▶ _Required work_: Only the lines from the top of the listing below to the line that has "const ref = useRef<HTMLCanvasElement" should be echoed, with both ends kept and pictures left out.

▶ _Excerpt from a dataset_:
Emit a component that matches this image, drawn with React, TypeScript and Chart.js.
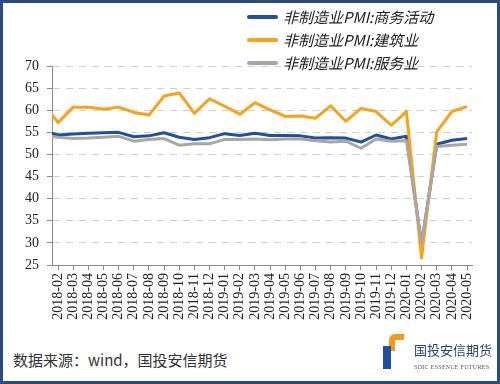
import React, { useEffect, useRef } from "react";
import { Chart, registerables } from "chart.js";

Chart.register(...registerables);

const months = [
  "2018-01", "2018-02", "2018-03", "2018-04", "2018-05", "2018-06", "2018-07", "2018-08", "2018-09", "2018-10", "2018-11", "2018-12",
  "2019-01", "2019-02", "2019-03", "2019-04", "2019-05", "2019-06", "2019-07", "2019-08", "2019-09", "2019-10", "2019-11", "2019-12",
  "2020-01", "2020-02", "2020-03", "2020-04", "2020-05",
];

const business = [
  55.3, 54.4, 54.6, 54.8, 54.9, 55.0, 54.0, 54.2, 54.9, 53.9, 53.4, 53.8,
  54.7, 54.3, 54.8, 54.3, 54.3, 54.2, 53.7, 53.8, 53.7, 52.8, 54.4, 53.5,
  54.1, 29.6, 52.3, 53.2, 53.6,
];
const construction = [
  61.7, 57.2, 60.7, 60.7, 60.2, 60.7, 59.5, 58.9, 63.2, 63.9, 59.3, 62.6,
  60.9, 59.1, 61.7, 60.1, 58.6, 58.7, 58.2, 61.0, 57.5, 60.4, 59.7, 56.6,
  59.7, 26.6, 55.1, 59.7, 60.8,
];
const services = [
  54.3, 53.9, 53.6, 53.7, 53.9, 54.1, 53.0, 53.4, 53.6, 52.1, 52.4, 52.4,
  53.4, 53.4, 53.5, 53.3, 53.5, 53.5, 53.1, 52.8, 53.0, 51.4, 53.5, 53.0,
  53.1, 30.1, 51.8, 52.1, 52.3,
];

const seriesNames = ["非制造业PMI:商务活动", "非制造业PMI:建筑业", "非制造业PMI:服务业"];
const seriesColors = ["#1F4F9E", "#F5A31A", "#ABA6A1"];
const yTicks = [25, 30, 35, 40, 45, 50, 55, 60, 65, 70];

const toPoints = (vals: number[]) => vals.map((v, i) => ({ x: i, y: v }));

export default function App() {
  const ref = useRef<HTMLCanvasElement | null>(null);

  useEffect(() => {
    document.body.style.margin = "0";
    const canvas = ref.current;
    if (!canvas) return;
    const serif = "'Liberation Serif', 'Times New Roman', serif";
    const chart = new Chart(canvas, {
      type: "line",
      data: {
        datasets: [
          { label: seriesNames[0], data: toPoints(business), borderColor: seriesColors[0], order: 2 },
          { label: seriesNames[1], data: toPoints(construction), borderColor: seriesColors[1], order: 1 },
          { label: seriesNames[2], data: toPoints(services), borderColor: seriesColors[2], order: 0 },
        ].map((d) => ({
          ...d,
          borderWidth: 3,
          pointRadius: 0,
          tension: 0,
          fill: false,
          borderJoinStyle: "round" as const,
        })),
      },
      options: {
        responsive: false,
        animation: false,
        events: [],
        layout: { padding: { top: 66, right: 28, left: 0, bottom: 0 } },
        plugins: { legend: { display: false }, tooltip: { enabled: false } },
        scales: {
          x: {
            type: "linear",
            position: "bottom",
            min: 0.6,
            max: 28.33,
            afterBuildTicks: (s: any) => {
              s.ticks = months.slice(1).map((_, i) => ({ value: i + 1 }));
            },
            afterFit: (s: any) => {
              s.height = 75;
            },
            ticks: {
              autoSkip: false,
              maxRotation: 90,
              minRotation: 90,
              padding: 3,
              color: "#222",
              font: { family: serif, size: 14 },
              callback: (v: any) => months[Math.round(Number(v))] ?? "",
            },
            grid: {
              drawOnChartArea: false,
              drawTicks: true,
              tickLength: 5,
              tickColor: "#8C8C8C",
              offset: false,
            },
            border: { display: true, color: "#8C8C8C", width: 1 },
          },
          y: {
            type: "linear",
            min: 25,
            max: 70,
            afterBuildTicks: (s: any) => {
              s.ticks = yTicks.map((v) => ({ value: v }));
            },
            afterFit: (s: any) => {
              s.width = 52;
            },
            ticks: {
              padding: 8,
              color: "#222",
              font: { family: serif, size: 14 },
            },
            grid: {
              color: "#CFCFCF",
              lineWidth: 1,
              drawTicks: true,
              tickLength: 5,
              tickColor: "#8C8C8C",
            },
            border: { display: true, color: "#8C8C8C", width: 1, dash: [7, 6] },
          },
        },
      },
    } as any);
    return () => chart.destroy();
  }, []);

  const cjk = "'Noto Sans CJK SC', 'Noto Sans', sans-serif";

  return (
    <div style={{ position: "relative", width: 500, height: 384, background: "#fff", overflow: "hidden" }}>
      <canvas ref={ref} width={500} height={340} style={{ position: "absolute", left: 0, top: 0 }} />
      {seriesNames.map((name, i) => (
        <div
          key={name}
          style={{
            position: "absolute",
            left: 247,
            top: 6 + i * 23,
            height: 22,
            display: "flex",
            alignItems: "center",
            background: "transparent",
          }}
        >
          <div style={{ width: 31, height: 4, background: seriesColors[i], borderRadius: 2 }} />
          <span
            style={{
              marginLeft: 5,
              fontFamily: cjk,
              fontSize: 15,
              fontStyle: "italic",
              color: "#222",
              whiteSpace: "nowrap",
              lineHeight: "22px",
            }}
          >
            {name}
          </span>
        </div>
      ))}
      <div
        style={{
          position: "absolute",
          left: 13,
          top: 349,
          fontFamily: cjk,
          fontSize: 15,
          color: "#333",
          whiteSpace: "nowrap",
          lineHeight: "22px",
        }}
      >
        数据来源：wind，国投安信期货
      </div>
      <div style={{ position: "absolute", left: 389, top: 334, width: 15, height: 17, background: "#F29A1E", borderTopLeftRadius: 6 }} />
      <div style={{ position: "absolute", left: 395, top: 340, width: 9, height: 11, background: "#fff" }} />
      <div style={{ position: "absolute", left: 383, top: 346, width: 8, height: 23, background: "#1F4FA0" }} />
      <div
        style={{
          position: "absolute",
          left: 414,
          top: 341,
          fontFamily: cjk,
          fontSize: 13,
          color: "#2B3F73",
          whiteSpace: "nowrap",
          lineHeight: "18px",
        }}
      >
        国投安信期货
      </div>
      <div
        style={{
          position: "absolute",
          left: 414,
          top: 363,
          fontFamily: "'Liberation Serif', serif",
          fontSize: 6,
          color: "#555",
          whiteSpace: "nowrap",
          lineHeight: "8px",
          letterSpacing: 0.3,
        }}
      >
        SDIC ESSENCE FUTURES
      </div>
      <div
        style={{
          position: "absolute",
          left: 0,
          top: 0,
          width: 500,
          height: 384,
          boxSizing: "border-box",
          border: "3px solid #2B4C7E",
          pointerEvents: "none",
        }}
      />
    </div>
  );
}
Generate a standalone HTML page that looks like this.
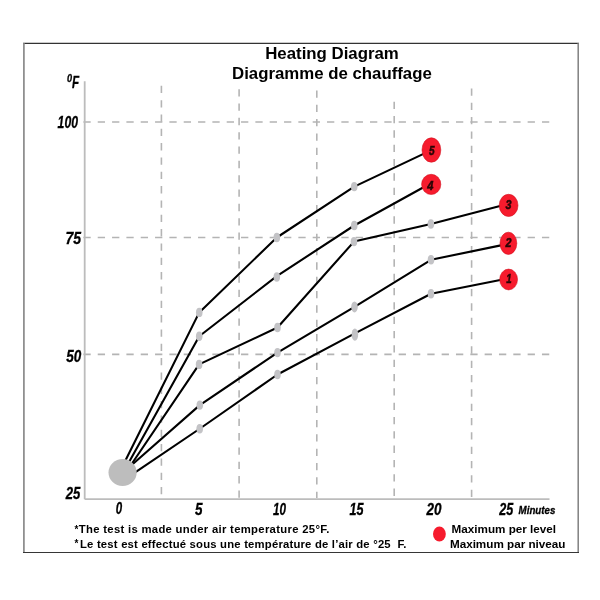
<!DOCTYPE html>
<html><head><meta charset="utf-8"><title>Heating Diagram</title>
<style>
html,body{margin:0;padding:0;background:#fff;width:600px;height:600px;overflow:hidden}
svg{display:block}
.t{font-family:"Liberation Sans",Arial,sans-serif;font-weight:bold;fill:#000}
.ax{font-family:"Liberation Sans",Arial,sans-serif;font-style:italic;font-weight:bold;fill:#000;stroke:#000;stroke-width:0.3px}
.num text{font-family:"Liberation Sans",Arial,sans-serif;font-style:italic;font-weight:bold;fill:#2a0505;font-size:12.4px;stroke:#2a0505;stroke-width:0.5px}
</style></head>
<body>
<svg width="600" height="600" viewBox="0 0 600 600">
<!-- frame -->
<line x1="23" y1="43.4" x2="579" y2="43.4" stroke="#333" stroke-width="1.2"/>
<line x1="23.9" y1="43" x2="23.9" y2="553" stroke="#8a8a8a" stroke-width="1.7"/>
<line x1="578.2" y1="43" x2="578.2" y2="553" stroke="#808080" stroke-width="1.5"/>
<line x1="23" y1="552.5" x2="579" y2="552.5" stroke="#363636" stroke-width="1.1"/>

<!-- title -->
<text class="t" x="265.2" y="59.4" font-size="16" textLength="133.6" lengthAdjust="spacingAndGlyphs">Heating Diagram</text>
<text class="t" x="232" y="79" font-size="16" textLength="199.8" lengthAdjust="spacingAndGlyphs">Diagramme de chauffage</text>

<!-- grid dashed -->
<g stroke="#b4b4b4" stroke-width="1.6" stroke-dasharray="7.3 7.03" fill="none">
  <line x1="83.4" y1="122" x2="550" y2="122"/>
  <line x1="83.4" y1="237.5" x2="550" y2="237.5"/>
  <line x1="83.4" y1="354.4" x2="550" y2="354.4"/>
  <line x1="161.4" y1="85.8" x2="161.4" y2="498"/>
  <line x1="239.1" y1="89.2" x2="239.1" y2="498"/>
  <line x1="316.8" y1="90.4" x2="316.8" y2="498"/>
  <line x1="394.2" y1="101.7" x2="394.2" y2="498"/>
  <line x1="471.6" y1="88.4" x2="471.6" y2="498"/>
</g>

<!-- axes -->
<g stroke="#bcbcbc" stroke-width="1.8" fill="none">
  <line x1="84.7" y1="81.3" x2="84.7" y2="499.2"/>
  <line x1="84.7" y1="499.1" x2="549.5" y2="499.1"/>
</g>

<!-- axis labels -->
<text class="ax" font-size="10.6" x="66.9" y="81.7" textLength="5.1" lengthAdjust="spacingAndGlyphs">0</text>
<text class="ax" font-size="16.4" x="71.9" y="87.7" textLength="7.1" lengthAdjust="spacingAndGlyphs">F</text>
<text class="ax" font-size="16" x="57.6" y="128" textLength="20.4" lengthAdjust="spacingAndGlyphs">100</text>
<text class="ax" font-size="16" x="65.5" y="243.8" textLength="15.6" lengthAdjust="spacingAndGlyphs">75</text>
<text class="ax" font-size="16" x="66.2" y="361.8" textLength="15" lengthAdjust="spacingAndGlyphs">50</text>
<text class="ax" font-size="16" x="65.7" y="499.3" textLength="14.6" lengthAdjust="spacingAndGlyphs">25</text>

<text class="ax" font-size="15.8" x="115.8" y="514.2" textLength="6.4" lengthAdjust="spacingAndGlyphs">0</text>
<text class="ax" font-size="15.8" x="195" y="514.5" textLength="7.5" lengthAdjust="spacingAndGlyphs">5</text>
<text class="ax" font-size="15.8" x="273" y="515" textLength="13" lengthAdjust="spacingAndGlyphs">10</text>
<text class="ax" font-size="15.8" x="349.6" y="515.4" textLength="14" lengthAdjust="spacingAndGlyphs">15</text>
<text class="ax" font-size="15.8" x="426.5" y="515" textLength="15" lengthAdjust="spacingAndGlyphs">20</text>
<text class="ax" font-size="15.8" x="499.3" y="514.8" textLength="14" lengthAdjust="spacingAndGlyphs">25</text>
<text class="ax" font-size="11" x="518.6" y="514.3" textLength="36.7" lengthAdjust="spacingAndGlyphs">Minutes</text>

<!-- data lines -->
<g stroke="#000" stroke-width="2.1" fill="none" stroke-linejoin="round">
  <polyline points="124.7,462 199.25,312.4 276.8,237.5 354.25,186.6 424,153.6"/>
  <polyline points="128.5,462.9 199.25,336.25 276.8,276.1 354.25,225.5 424,187"/>
  <polyline points="131.3,464.5 199.1,364.4 277.5,327.5 354,241.6 430.9,224 501,205.7"/>
  <polyline points="131.7,465 199.8,405.1 277.5,352.6 354.5,306.9 431,259.8 502,245.1"/>
  <polyline points="134.8,472.7 199.7,428.75 277.5,374.5 354.9,333.4 431,293.75 501.5,279.7"/>
</g>

<!-- start circle -->
<ellipse cx="122.6" cy="472.5" rx="14.1" ry="13.4" fill="#bdbdbd"/>

<!-- grey markers -->
<g fill="#c3c3c6">
  <ellipse cx="199.25" cy="312.4" rx="3.3" ry="4.7"/>
  <ellipse cx="276.8" cy="237.5" rx="3.3" ry="4.7"/>
  <ellipse cx="354.25" cy="186.6" rx="3.3" ry="4.7"/>
  <ellipse cx="199.25" cy="336.25" rx="3.3" ry="4.7"/>
  <ellipse cx="276.8" cy="277" rx="3.3" ry="4.7"/>
  <ellipse cx="354.25" cy="225.5" rx="3.3" ry="4.7"/>
  <ellipse cx="199.1" cy="364.4" rx="3.3" ry="4.7"/>
  <ellipse cx="277.5" cy="327.5" rx="3.3" ry="4.7"/>
  <ellipse cx="354" cy="241.6" rx="3.3" ry="4.7"/>
  <ellipse cx="430.9" cy="224" rx="3.3" ry="4.7"/>
  <ellipse cx="199.8" cy="405.1" rx="3.3" ry="4.7"/>
  <ellipse cx="277.5" cy="352.6" rx="3.3" ry="4.7"/>
  <ellipse cx="354.5" cy="306.9" rx="3.3" ry="5.5"/>
  <ellipse cx="431" cy="259.8" rx="3.3" ry="4.7"/>
  <ellipse cx="199.7" cy="428.75" rx="3.3" ry="4.7"/>
  <ellipse cx="277.5" cy="374.5" rx="3.3" ry="4.7"/>
  <ellipse cx="354.9" cy="334.6" rx="3.3" ry="6.2"/>
  <ellipse cx="431" cy="293.75" rx="3.3" ry="4.7"/>
</g>

<!-- red maxima -->
<g fill="#f61b2d" stroke="#d3101f" stroke-width="0.6">
  <ellipse cx="431.4" cy="150" rx="9.4" ry="12.2"/>
  <ellipse cx="431.2" cy="184.4" rx="9.6" ry="10.1"/>
  <ellipse cx="508.6" cy="205.4" rx="9.4" ry="11.1"/>
  <ellipse cx="508.4" cy="243.3" rx="8.4" ry="11.1"/>
  <ellipse cx="508.6" cy="279.5" rx="8.9" ry="10.4"/>
</g>
<g class="num">
<text x="428.9" y="155" textLength="5.6" lengthAdjust="spacingAndGlyphs">5</text>
<text x="427.2" y="189.7" textLength="6.2" lengthAdjust="spacingAndGlyphs">4</text>
<text x="505.6" y="209.1" textLength="6" lengthAdjust="spacingAndGlyphs">3</text>
<text x="505.4" y="246.5" textLength="6" lengthAdjust="spacingAndGlyphs">2</text>
<text x="506.2" y="282.7" textLength="5.4" lengthAdjust="spacingAndGlyphs">1</text>
</g>

<!-- footnotes -->
<text class="t" font-size="10" x="74.6" y="532.5">*</text>
<text class="t" font-size="11.3" x="78.8" y="533.3" textLength="250.5" lengthAdjust="spacing">The test is made under air temperature 25°F.</text>
<text class="t" font-size="10" x="74.6" y="547">*</text>
<text class="t" font-size="11.3" x="80" y="547.5" textLength="326.5" lengthAdjust="spacing" style="white-space:pre">Le test est effectué sous une température de l’air de °25  F.</text>

<!-- legend -->
<ellipse cx="439.4" cy="534" rx="6.4" ry="7.5" fill="#f61b2d"/>
<text class="t" font-size="11.7" x="451.5" y="532.8">Maximum per level</text>
<text class="t" font-size="11.7" x="449.9" y="547.5">Maximum par niveau</text>
</svg>
</body></html>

▶ _Solution to this problem_:
Emit a component that matches this image, drawn with React, TypeScript and Chart.js.
import React, { useEffect, useRef } from "react";
import { Chart, registerables } from "chart.js";

Chart.register(...registerables);

const months = [
  "2018-01", "2018-02", "2018-03", "2018-04", "2018-05", "2018-06", "2018-07", "2018-08", "2018-09", "2018-10", "2018-11", "2018-12",
  "2019-01", "2019-02", "2019-03", "2019-04", "2019-05", "2019-06", "2019-07", "2019-08", "2019-09", "2019-10", "2019-11", "2019-12",
  "2020-01", "2020-02", "2020-03", "2020-04", "2020-05",
];

const business = [
  55.3, 54.4, 54.6, 54.8, 54.9, 55.0, 54.0, 54.2, 54.9, 53.9, 53.4, 53.8,
  54.7, 54.3, 54.8, 54.3, 54.3, 54.2, 53.7, 53.8, 53.7, 52.8, 54.4, 53.5,
  54.1, 29.6, 52.3, 53.2, 53.6,
];
const construction = [
  61.7, 57.2, 60.7, 60.7, 60.2, 60.7, 59.5, 58.9, 63.2, 63.9, 59.3, 62.6,
  60.9, 59.1, 61.7, 60.1, 58.6, 58.7, 58.2, 61.0, 57.5, 60.4, 59.7, 56.6,
  59.7, 26.6, 55.1, 59.7, 60.8,
];
const services = [
  54.3, 53.9, 53.6, 53.7, 53.9, 54.1, 53.0, 53.4, 53.6, 52.1, 52.4, 52.4,
  53.4, 53.4, 53.5, 53.3, 53.5, 53.5, 53.1, 52.8, 53.0, 51.4, 53.5, 53.0,
  53.1, 30.1, 51.8, 52.1, 52.3,
];

const seriesNames = ["非制造业PMI:商务活动", "非制造业PMI:建筑业", "非制造业PMI:服务业"];
const seriesColors = ["#1F4F9E", "#F5A31A", "#ABA6A1"];
const yTicks = [25, 30, 35, 40, 45, 50, 55, 60, 65, 70];

const toPoints = (vals: number[]) => vals.map((v, i) => ({ x: i, y: v }));

export default function App() {
  const ref = useRef<HTMLCanvasElement | null>(null);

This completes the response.